━━━━━ PROVIDED DATA

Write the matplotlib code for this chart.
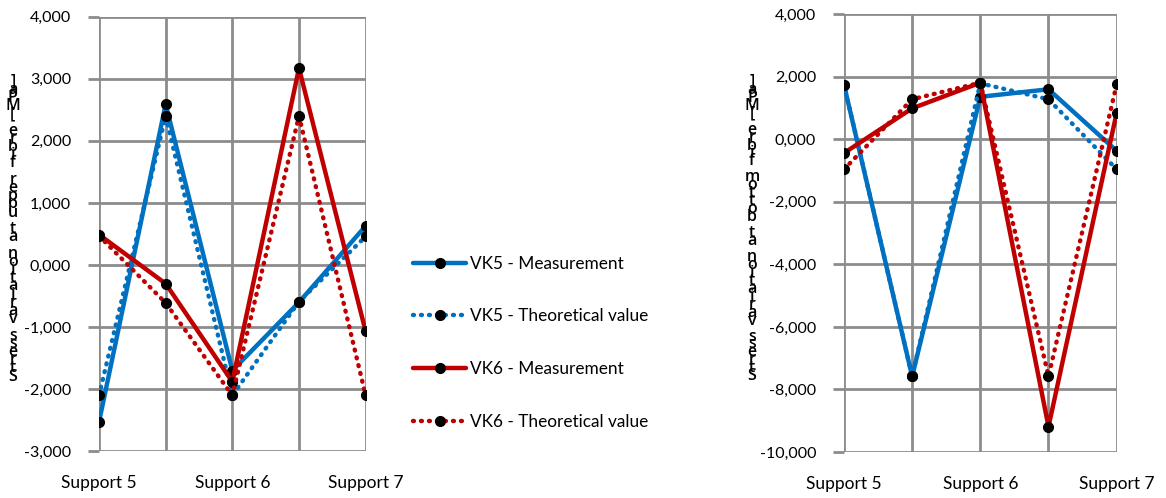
import numpy as np
from matplotlib import pyplot as plt
from matplotlib.ticker import FuncFormatter

plt.rcParams['font.family'] = ['Lato', 'DejaVu Sans']

# Data
positions = ["Support 5", "", "Support 6", "", "Support 7"]
series_names = ["VK5 - Measurement", "VK5 - Theoretical value",
                "VK6 - Measurement", "VK6 - Theoretical value"]

# upper fibre (left chart)
vk5_meas_top = [-2530, 2590, -1700, -600, 630]
vk5_theo_top = [-2100, 2400, -2100, -590, 460]
vk6_meas_top = [490, -300, -1880, 3170, -1070]
vk6_theo_top = [470, -610, -2100, 2400, -2100]

# bottom fibre (right chart)
vk5_meas_bot = [1750, -7580, 1360, 1600, -370]
vk5_theo_bot = [1750, -7580, 1790, 1280, -960]
vk6_meas_bot = [-440, 990, 1810, -9190, 850]
vk6_theo_bot = [-960, 1280, 1810, -7580, 1760]

ylabel_top = "Stress variation at upper fibre [MPa]"
ylabel_bot = "Stress variation at bottom fibre [MPa]"

blue = "#0070C0"
red = "#C00000"
grid_col = "#8C8C8C"

fig = plt.figure(figsize=(11.66, 4.98), dpi=100)
ax1 = fig.add_axes([0.0849, 0.0938, 0.2287, 0.8727])
ax2 = fig.add_axes([0.7238, 0.0924, 0.2339, 0.8790])


def draw(ax, data, ylim, step):
    x = np.arange(len(positions))
    styles = [(blue, "-"), (blue, ":"), (red, "-"), (red, ":")]
    handles = []
    for vals, (col, ls), name in zip(data, styles, series_names):
        kw = dict(color=col, lw=3.2, marker="o", ms=7, mfc="black", mec="black",
                  label=name, zorder=3, solid_capstyle="round")
        if ls == ":":
            h, = ax.plot(x, vals, dashes=(0.2, 1.6), dash_capstyle="round", **kw)
        else:
            h, = ax.plot(x, vals, **kw)
        handles.append(h)
    ax.set_xlim(0, len(positions) - 1)
    ax.set_ylim(*ylim)
    ax.set_yticks(np.arange(ylim[0], ylim[1] + 1, step))
    ax.set_xticks(x)
    ax.set_xticklabels(positions)
    ax.yaxis.set_major_formatter(FuncFormatter(lambda v, p: f"{int(round(v / 1000))},000"))
    ax.grid(True, color=grid_col, lw=2, zorder=0)
    for s in ax.spines.values():
        s.set_visible(False)
    ax.tick_params(axis="y", length=8, width=2, color=grid_col, labelsize=11.5, pad=12)
    ax.tick_params(axis="x", length=0, labelsize=12.5, pad=17)
    return handles


handles = draw(ax1, [vk5_meas_top, vk5_theo_top, vk6_meas_top, vk6_theo_top], (-3000, 4000), 1000)
draw(ax2, [vk5_meas_bot, vk5_theo_bot, vk6_meas_bot, vk6_theo_bot], (-10000, 4000), 2000)

# stacked y labels, drawn upright and bottom-to-top like the source
fig.text(0.011, 0.54, "\n".join(reversed(ylabel_top)), ha="center", va="center",
         fontsize=11.5, family=["Open Sans", "DejaVu Sans"], fontweight="semibold",
         linespacing=0.35)
fig.text(0.645, 0.54, "\n".join(reversed(ylabel_bot)), ha="center", va="center",
         fontsize=11.5, family=["Open Sans", "DejaVu Sans"], fontweight="semibold",
         linespacing=0.33)

fig.legend(handles=handles, loc="center left", bbox_to_anchor=(0.3542, 0.312), frameon=False,
           fontsize=12.4, handlelength=3.08, labelspacing=2.13, handletextpad=0.23,
           borderpad=0, borderaxespad=0)

fig.savefig("out.png", dpi=100)
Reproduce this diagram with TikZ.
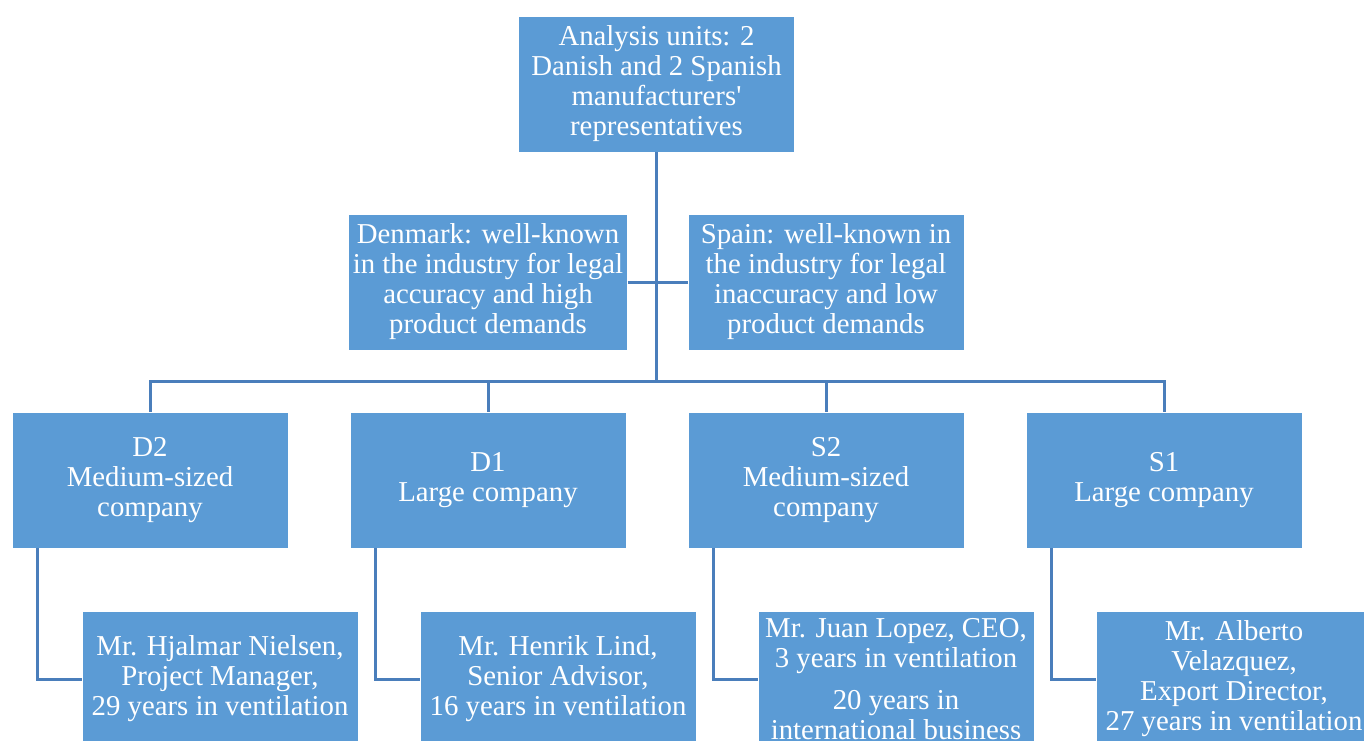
\documentclass[tikz,border=0pt]{standalone}
\usepackage{fontspec}
\setmainfont{Liberation Serif}
\usepackage{tikz}
\usetikzlibrary{positioning,calc}
\usepackage{xcolor}
\definecolor{boxfill}{HTML}{5B9BD5}
\definecolor{linkline}{HTML}{4A7EBB}
\tikzset{
  unit/.style={draw=white,fill=boxfill,thin,align=center,text=white,
    minimum width=138pt,minimum height=68pt,inner sep=2pt,
    font=\fontsize{14.4}{15}\selectfont},
  link/.style={draw=linkline,line width=1.5pt}
}

\begin{document}
\begin{tikzpicture}[x=0.5pt,y=-0.5pt]
        \useasboundingbox (0,0) rectangle (1364,740);
        \node[unit] (units) at (656.5,84) {Analysis units: 2\\Danish and 2 Spanish\\manufacturers\textquotesingle\\representatives};
        \node[unit] (dk) at (488,282) {Denmark: well-known\\in the industry for legal\\accuracy and high\\product demands};
        \node[unit] (es) at (826,282) {Spain: well-known in\\the industry for legal\\inaccuracy and low\\product demands};
        \node[unit] (d2) at (150,480) {D2\\Medium-sized\\company};
        \node[unit] (d1) at (488,480) {D1\\Large company};
        \node[unit] (s2) at (826,480) {S2\\Medium-sized\\company};
        \node[unit] (s1) at (1164,480) {S1\\Large company};
        \node[unit] (pd2) at (220,679) {Mr. Hjalmar Nielsen,\\Project Manager,\\29 years in ventilation};
        \node[unit] (pd1) at (558,679) {Mr. Henrik Lind,\\Senior Advisor,\\16 years in ventilation};
        \node[unit] (ps2) at (896,679) {Mr. Juan Lopez, CEO,\\3 years in ventilation\\[6pt]20 years in\\international business};
        \node[unit] (ps1) at (1234,679) {Mr. Alberto\\Velazquez,\\Export Director,\\27 years in ventilation};
        \coordinate (bus) at (656.5,381);
        \draw[link] (units.south) -- (bus);
        \draw[link] (dk.east) -- (es.west);
        \foreach \c in {d2,d1,s2,s1}
          \draw[link] (bus) -| (\c.north);
        \foreach \c in {d2,d1,s2,s1}
          \draw[link] ([xshift=13pt]\c.south west) |- (p\c.west);
      \end{tikzpicture}
\end{document}
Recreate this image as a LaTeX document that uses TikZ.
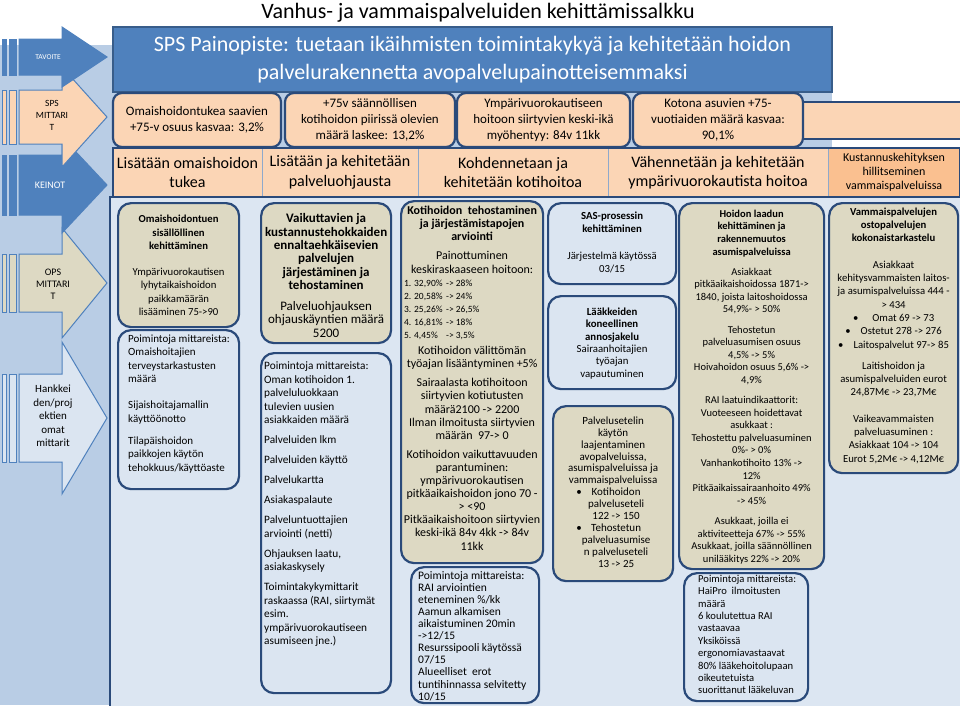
\documentclass[tikz,border=0pt]{standalone}
\usepackage{fontspec}
\setmainfont{Carlito}
\usepackage{xcolor}
\usepackage{tikz}
\usetikzlibrary{calc, positioning}

\definecolor{goalblue}{HTML}{4F81BD}
\definecolor{goalline}{HTML}{385D8A}
\definecolor{navyline}{HTML}{2A4A7A}
\definecolor{peachfill}{HTML}{FBD5B5}
\definecolor{peachdeep}{HTML}{FAC090}
\definecolor{tanfill}{HTML}{DDD9C3}
\definecolor{mistfill}{HTML}{DBE5F1}
\definecolor{panelfill}{HTML}{DCE6F2}
\definecolor{sidefill}{HTML}{B9CDE5}
\definecolor{cellline}{HTML}{8EA9CC}

\newcommand{\fsz}[2]{\fontsize{#1}{#2}\selectfont}

\begin{document}
\begin{tikzpicture}[
    x=1pt, y=-1pt,
    goal_box/.style={rectangle, draw=goalline, line width=1.2pt, fill=goalblue, text=white, align=center, font=\fsz{22}{28}},
    meter_box/.style={rectangle, rounded corners=9pt, draw=navyline, line width=2.2pt, fill=peachfill, minimum height=54pt, align=center, font=\fsz{13}{16}},
    means_cell/.style={rectangle, draw=cellline, line width=0.6pt, fill=peachfill, minimum height=49pt, align=center, font=\fsz{16}{19.5}},
    tan_box/.style={rectangle, rounded corners=13pt, draw=navyline, line width=2.2pt, fill=tanfill, anchor=north west},
    mist_box/.style={rectangle, rounded corners=13pt, draw=navyline, line width=2.2pt, fill=mistfill, anchor=north west},
    box_txt/.style={inner sep=0pt, align=center, anchor=north},
    list_txt/.style={inner sep=0pt, align=left, anchor=north west},
    side_arrow/.style={draw=goalblue, line width=1pt},
    side_txt/.style={inner sep=0pt, align=center}
]
    \useasboundingbox (0,0) rectangle (960,705);

    % ---------------- backgrounds ----------------
    \fill[sidefill] (0,45) rectangle (832,148);
    \fill[sidefill] (0,148) rectangle (113,705);
    \draw[fill=panelfill, draw=navyline, line width=1.2pt] (110,197) rectangle (962,707);

    % ---------------- left column arrows ----------------
    \foreach \cy/\bh/\hh/\tone in {418/44/76/mistfill, 283/29/55/tanfill, 185/30/48/goalblue, 117/27/50/peachfill, 57/18/30/goalblue}{
        \filldraw[side_arrow, fill=\tone] (2,{\cy-\bh}) rectangle (6,{\cy+\bh});
        \filldraw[side_arrow, fill=\tone] (9,{\cy-\bh}) rectangle (16,{\cy+\bh});
        \filldraw[side_arrow, fill=\tone] (19,{\cy-\bh}) -- (62,{\cy-\bh}) -- (62,{\cy-\hh}) -- (107,\cy) -- (62,{\cy+\hh}) -- (62,{\cy+\bh}) -- (19,{\cy+\bh}) -- cycle;
    }
    \node[side_txt, text=white, font=\fsz{7.5}{9}] (tavoite) at (48,57) {TAVOITE};
    \node[side_txt, font=\fsz{9.5}{12}] (spsmit) at (52,115) {SPS\\MITTARI\\T};
    \node[side_txt, text=white, font=\fsz{10}{12}] (keinot) at (50,185) {KEINOT};
    \node[side_txt, font=\fsz{10}{11.8}] (opsmit) at (53,284) {OPS\\MITTARI\\T};
    \node[side_txt, font=\fsz{11}{13.5}] (hanke) at (53,416) {Hankkei\\den/proj\\ektien\\omat\\mittarit};

    % ---------------- title and goal ----------------
    \node[font=\fsz{22}{26}] (title) at (478,13) {Vanhus- ja vammaispalveluiden kehittämissalkku};
    \node[goal_box, minimum width=719pt, minimum height=65pt] (goal) at (472.5,59.5) {SPS Painopiste: tuetaan ikäihmisten toimintakykyä ja kehitetään hoidon\\palvelurakennetta avopalvelupainotteisemmaksi};

    % ---------------- SPS mittarit ----------------
    \draw[fill=peachfill, draw=navyline, line width=1.5pt] (700,102) rectangle (962,139);
    \node[meter_box, minimum width=168pt] (m1) at (197,120) {Omaishoidontukea saavien\\+75-v osuus kasvaa: 3,2\%};
    \node[meter_box, minimum width=170pt] (m2) at (370,120) {+75v säännöllisen\\kotihoidon piirissä olevien\\määrä laskee: 13,2\%};
    \node[meter_box, minimum width=173pt] (m3) at (543.5,120) {Ympärivuorokautiseen\\hoitoon siirtyvien keski-ikä\\myöhentyy: 84v 11kk};
    \node[meter_box, minimum width=170pt] (m4) at (718,120) {Kotona asuvien +75-\\vuotiaiden määrä kasvaa:\\90,1\%};

    % ---------------- keinot ----------------
    \node[means_cell, minimum width=149pt] (k1) at (187.5,172.5) {Lisätään omaishoidon\\tukea};
    \node[means_cell, minimum width=156pt] (k2) at (340,172.5) {Lisätään ja kehitetään\\palveluohjausta};
    \node[means_cell, minimum width=190pt] (k3) at (513,172.5) {Kohdennetaan ja\\kehitetään kotihoitoa};
    \node[means_cell, minimum width=220pt] (k4) at (718,172.5) {Vähennetään ja kehitetään\\ympärivuorokautista hoitoa};
    \node[means_cell, minimum width=132pt, fill=peachdeep, font=\fsz{12}{14}] (k5) at (894,172.5) {Kustannuskehityksen\\hillitseminen\\vammaispalveluissa};
    \draw[navyline, line width=1.8pt] (k1.north west) rectangle (k5.south east);

    % ---------------- omaishoito ----------------
    \node[tan_box, minimum width=121pt, minimum height=124pt] (omtuki) at (117,202) {};
    \node[box_txt, font=\fsz{10.7}{13.4}, below=13pt of omtuki.north] (omtukitxt) {\textbf{Omaishoidontuen}\\\textbf{sisällöllinen}\\\textbf{kehittäminen}\\[12.5pt]Ympärivuorokautisen\\lyhytaikaishoidon\\paikkamäärän\\lisääminen 75->90};
    \node[mist_box, minimum width=121pt, minimum height=159pt] (ommit) at (117,329) {};
    \node[list_txt, font=\fsz{11}{13.5}, below right=5.5pt and 11pt of ommit.north west] (ommittxt) {Poimintoja mittareista:\\Omaishoitajien\\terveystarkastusten\\määrä\\[12.5pt]Sijaishoitajamallin\\käyttöönotto\\[8.5pt]Tilapäishoidon\\paikkojen käytön\\tehokkuus/käyttöaste};

    % ---------------- palveluohjaus ----------------
    \node[tan_box, minimum width=130pt, minimum height=140pt] (ennalt) at (260,202) {};
    \node[box_txt, font=\fsz{13}{13.3}, below=11.5pt of ennalt.north] (ennalttxt) {\textbf{Vaikuttavien ja}\\\textbf{kustannustehokkaiden}\\\textbf{ennaltaehkäisevien}\\\textbf{palvelujen}\\\textbf{järjestäminen ja}\\\textbf{tehostaminen}\\[8pt]Palveluohjauksen\\ohjauskäyntien määrä\\5200};
    \node[mist_box, minimum width=130pt, minimum height=340pt] (ohjmit) at (260,352) {};
    \node[list_txt, font=\fsz{11.3}{13.5}, below right=10pt and 4pt of ohjmit.north west] (ohjmittxt) {Poimintoja mittareista:\\Oman kotihoidon 1.\\palveluluokkaan\\tulevien uusien\\asiakkaiden määrä\\[6.5pt]Palveluiden lkm\\[6.5pt]Palveluiden käyttö\\[6.5pt]Palvelukartta\\[6.5pt]Asiakaspalaute\\[6.5pt]Palveluntuottajien\\arviointi (netti)\\[6.5pt]Ohjauksen laatu,\\asiakaskysely\\[6.5pt]Toimintakykymittarit\\raskaassa (RAI, siirtymät\\esim.\\ympärivuorokautiseen\\asumiseen jne.)};

    % ---------------- kotihoito ----------------
    \node[tan_box, minimum width=142pt, minimum height=362pt] (kotih) at (400,200) {};
    \node[box_txt, font=\fsz{12}{13.1}, below=6pt of kotih.north] (kotihtxt) {\textbf{Kotihoidon\ \ tehostaminen}\\\textbf{ja järjestämistapojen}\\\textbf{arviointi}\\[6pt]Painottuminen\\keskiraskaaseen hoitoon:\\\makebox[136pt][l]{\fsz{9.5}{13.1}\makebox[42pt][l]{1. 32,90\%}-> 28\%}\\\makebox[136pt][l]{\fsz{9.5}{13.1}\makebox[42pt][l]{2. 20,58\%}-> 24\%}\\\makebox[136pt][l]{\fsz{9.5}{13.1}\makebox[42pt][l]{3. 25,26\%}-> 26,5\%}\\\makebox[136pt][l]{\fsz{9.5}{13.1}\makebox[42pt][l]{4. 16,81\%}-> 18\%}\\\makebox[136pt][l]{\fsz{9.5}{13.1}\makebox[42pt][l]{5. 4,45\%}-> 3,5\%}\\[3pt]Kotihoidon välittömän\\työajan lisääntyminen +5\%\\[6pt]Sairaalasta kotihoitoon\\siirtyvien kotiutusten\\määrä2100 -> 2200\\Ilman ilmoitusta siirtyvien\\määrän\ \ 97-> 0\\[6pt]Kotihoidon vaikuttavuuden\\parantuminen:\\ympärivuorokautisen\\pitkäaikaishoidon jono 70 -\\> <90\\Pitkäaikaishoitoon siirtyvien\\keski-ikä 84v 4kk -> 84v\\11kk};
    \node[mist_box, minimum width=128pt, minimum height=136pt] (kotimit) at (410,566) {};
    \node[list_txt, font=\fsz{11.5}{12.1}, below right=5pt and 8pt of kotimit.north west] (kotimittxt) {Poimintoja mittareista:\\RAI arviointien\\eteneminen \%/kk\\Aamun alkamisen\\aikaistuminen 20min\\->12/15\\Resurssipooli käytössä\\07/15\\Alueelliset\ \ erot\\tuntihinnassa selvitetty\\10/15};

    % ---------------- SAS, annosjakelu, palveluseteli ----------------
    \node[mist_box, minimum width=128pt, minimum height=81pt] (sas) at (547,202) {};
    \node[box_txt, font=\fsz{10.8}{13}, below=9.6pt of sas.north] (sastxt) {\textbf{SAS-prosessin}\\\textbf{kehittäminen}\\[14pt]Järjestelmä käytössä\\03/15};
    \node[mist_box, minimum width=128pt, minimum height=93pt] (annos) at (547,295) {};
    \node[box_txt, font=\fsz{10.8}{12.4}, below=12.6pt of annos.north] (annostxt) {\textbf{Lääkkeiden}\\\textbf{koneellinen}\\\textbf{annosjakelu}\\Sairaanhoitajien\\työajan\\vapautuminen};
    \node[tan_box, minimum width=120pt, minimum height=175pt] (seteli) at (552,405) {};
    \node[box_txt, font=\fsz{11}{11.9}, below=11.5pt of seteli.north] (setelitxt) {Palvelusetelin\\käytön\\laajentaminen\\avopalveluissa,\\asumispalveluissa ja\\vammaispalveluissa\\\makebox[6pt]{\textbullet}\makebox[68pt]{Kotihoidon}\\\makebox[6pt]{}\makebox[68pt]{palveluseteli}\\\makebox[6pt]{}\makebox[68pt]{122 -> 150}\\\makebox[6pt]{\textbullet}\makebox[68pt]{Tehostetun}\\\makebox[6pt]{}\makebox[68pt]{palveluasumise}\\\makebox[6pt]{}\makebox[68pt]{n palveluseteli}\\\makebox[6pt]{}\makebox[68pt]{13 -> 25}};

    % ---------------- asumispalvelut ----------------
    \node[tan_box, minimum width=145pt, minimum height=366pt] (laatu) at (678,202) {};
    \node[box_txt, font=\fsz{10.5}{12.6}, below=7.7pt of laatu.north] (laatutxt) {\textbf{Hoidon laadun}\\\textbf{kehittäminen ja}\\\textbf{rakennemuutos}\\\textbf{asumispalveluissa}\\[7.5pt]Asiakkaat\\pitkäaikaishoidossa 1871->\\1840, joista laitoshoidossa\\54,9\%- > 50\%\\[7.5pt]Tehostetun\\palveluasumisen osuus\\4,5\% -> 5\%\\Hoivahoidon osuus 5,6\% ->\\4,9\%\\[7.5pt]RAI laatuindikaattorit:\\Vuoteeseen hoidettavat\\asukkaat :\\Tehostettu palveluasuminen\\0\%- > 0\%\\Vanhankotihoito 13\% ->\\12\%\\Pitkäaikaissairaanhoito 49\%\\-> 45\%\\[7.5pt]Asukkaat, joilla ei\\aktiviteetteja 67\% -> 55\%\\Asukkaat, joilla säännöllinen\\unilääkitys 22\% -> 20\%};
    \node[mist_box, minimum width=124pt, minimum height=128pt] (laatumit) at (683,572) {};
    \node[list_txt, font=\fsz{10.6}{12.4}, below right=2.7pt and 15pt of laatumit.north west] (laatumittxt) {Poimintoja mittareista:\\HaiPro\ \ ilmoitusten\\määrä\\6 koulutettua RAI\\vastaavaa\\Yksiköissä\\ergonomiavastaavat\\80\% lääkehoitolupaan\\oikeutetuista\\suorittanut lääkeluvan};

    % ---------------- vammaispalvelut ----------------
    \node[tan_box, minimum width=129pt, minimum height=270pt] (vammais) at (828,202) {};
    \node[box_txt, font=\fsz{10.7}{13.3}, below=5.6pt of vammais.north] (vammaistxt) {\textbf{Vammaispalvelujen}\\\textbf{ostopalvelujen}\\\textbf{kokonaistarkastelu}\\[13pt]Asiakkaat\\kehitysvammaisten laitos-\\ja asumispalveluissa 444 -\\> 434\\\textbullet\hspace{14pt}Omat 69 -> 73\\\textbullet\hspace{10pt}Ostetut 278 -> 276\\\textbullet\hspace{10pt}Laitospalvelut 97-> 85\\[8pt]Laitishoidon ja\\asumispalveluiden eurot\\24,87M€ -> 23,7M€\\[13pt]Vaikeavammaisten\\palveluasuminen :\\Asiakkaat 104 -> 104\\Eurot 5,2M€ -> 4,12M€};
\end{tikzpicture}
\end{document}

━━━━━━━━━━

Repeat exactly and only the lines from the start of the data above through the line that holds "ax2 = fig.add_axes([0.7238, 0.0924, 0.2339, 0.8790])", inclusive. Pictures do not belong in the copy.

Write the matplotlib code for this chart.
import numpy as np
from matplotlib import pyplot as plt
from matplotlib.ticker import FuncFormatter

plt.rcParams['font.family'] = ['Lato', 'DejaVu Sans']

# Data
positions = ["Support 5", "", "Support 6", "", "Support 7"]
series_names = ["VK5 - Measurement", "VK5 - Theoretical value",
                "VK6 - Measurement", "VK6 - Theoretical value"]

# upper fibre (left chart)
vk5_meas_top = [-2530, 2590, -1700, -600, 630]
vk5_theo_top = [-2100, 2400, -2100, -590, 460]
vk6_meas_top = [490, -300, -1880, 3170, -1070]
vk6_theo_top = [470, -610, -2100, 2400, -2100]

# bottom fibre (right chart)
vk5_meas_bot = [1750, -7580, 1360, 1600, -370]
vk5_theo_bot = [1750, -7580, 1790, 1280, -960]
vk6_meas_bot = [-440, 990, 1810, -9190, 850]
vk6_theo_bot = [-960, 1280, 1810, -7580, 1760]

ylabel_top = "Stress variation at upper fibre [MPa]"
ylabel_bot = "Stress variation at bottom fibre [MPa]"

blue = "#0070C0"
red = "#C00000"
grid_col = "#8C8C8C"

fig = plt.figure(figsize=(11.66, 4.98), dpi=100)
ax1 = fig.add_axes([0.0849, 0.0938, 0.2287, 0.8727])
ax2 = fig.add_axes([0.7238, 0.0924, 0.2339, 0.8790])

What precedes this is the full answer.